The son of Dr. Josef Mengele, the infamous Nazi war criminal whose suspected death in Brazil six years ago is being scrutinized by experts from four countries, plans to break his family's long silence in the case in the next 48 hours, according to sources close to the family.
An associate of Rolf Mengele, who runs a law practice in Freiburg, said the son is in seclusion but plans to issue a statement by Wednesday that may shed light on the family's secret connections with the Auschwitz concentration camp doctor during his years as a fugitive in South America.
Asked why there was a delay in making public the family views, the associate said, "Wait until you hear or read the statement. You will see what the point is."
A secretary for a nephew of Mengele who manages the family's prosperous farm machinery business in Guenzburg, confirmed that a declaration is being prepared. She said her employer was out of town and could not be reached for comment.
Hans Eberhard Klein, the Frankfurt prosecutor in charge of the Mengele case since 1974, said he had no prior knowledge of the statement's contents. He denied that Rolf Mengele was under investigation for aiding and abetting a criminal fugitive.
During the long hunt for Mengele, his family adamantly has refused to cooperate with police or divulge any information that would betray his possible whereabouts.
Klein admitted that his office has received no help from the Mengele family in tracking the Nazi doctor, who until recently was believed to be hiding in Paraguay. But he emphasized that under West German laws that guarantee privacy, Mengele's relatives could not be forced to testify about him.
On May 31, West German police, acting on a tip from a university professor who overheard a man boasting about supplying funds to Mengele, raided the home of Hans Sedlmeier, a former senior employe of the family firm in Guenzburg.
There they discovered a cache of letters, some possibly written by Mengele himself, that were traced to an Austrian couple living near Sao Paulo, Brazil. The couple, Wolfram and Liselotte Bossert, have said that they provided lodging for Mengele during the 1970s.
After the Bosserts claimed Mengele died in a swimming accident in 1979 and was buried under the name of Wolfgang Gerhard, police exhumed the body last Thursday and are now conducting forensic tests to identify the body.
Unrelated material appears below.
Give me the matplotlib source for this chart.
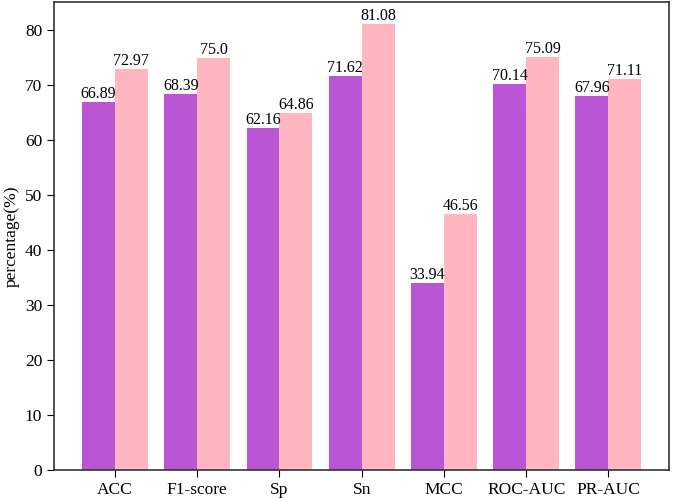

If alive, Mengele would be 74.
Other revelations by the Bosserts have indicated that the Mengele family maintained sporadic contacts with the Nazi fugitive and may have furnished money to subsidize his life on the run. Sedlmeier, who is being investigated by Klein for possible obstruction of justice, reportedly served as a key contact linking Mengele and his family.
The Bosserts told police that Sedlmeier handled mail between the family and Mengele's acquaintances in Sao Paulo, working through a middleman called "Herr Schweigart" in Augsburg.
Names in the letters were coded, with Mengele known as "Beppo," Wolfram Bossert as "Mus" and Sedlmeier as "Messerle," or Little Knife, an apparent reference to knives bearing the Mengele family name he brought to Sao Paulo once as a gift.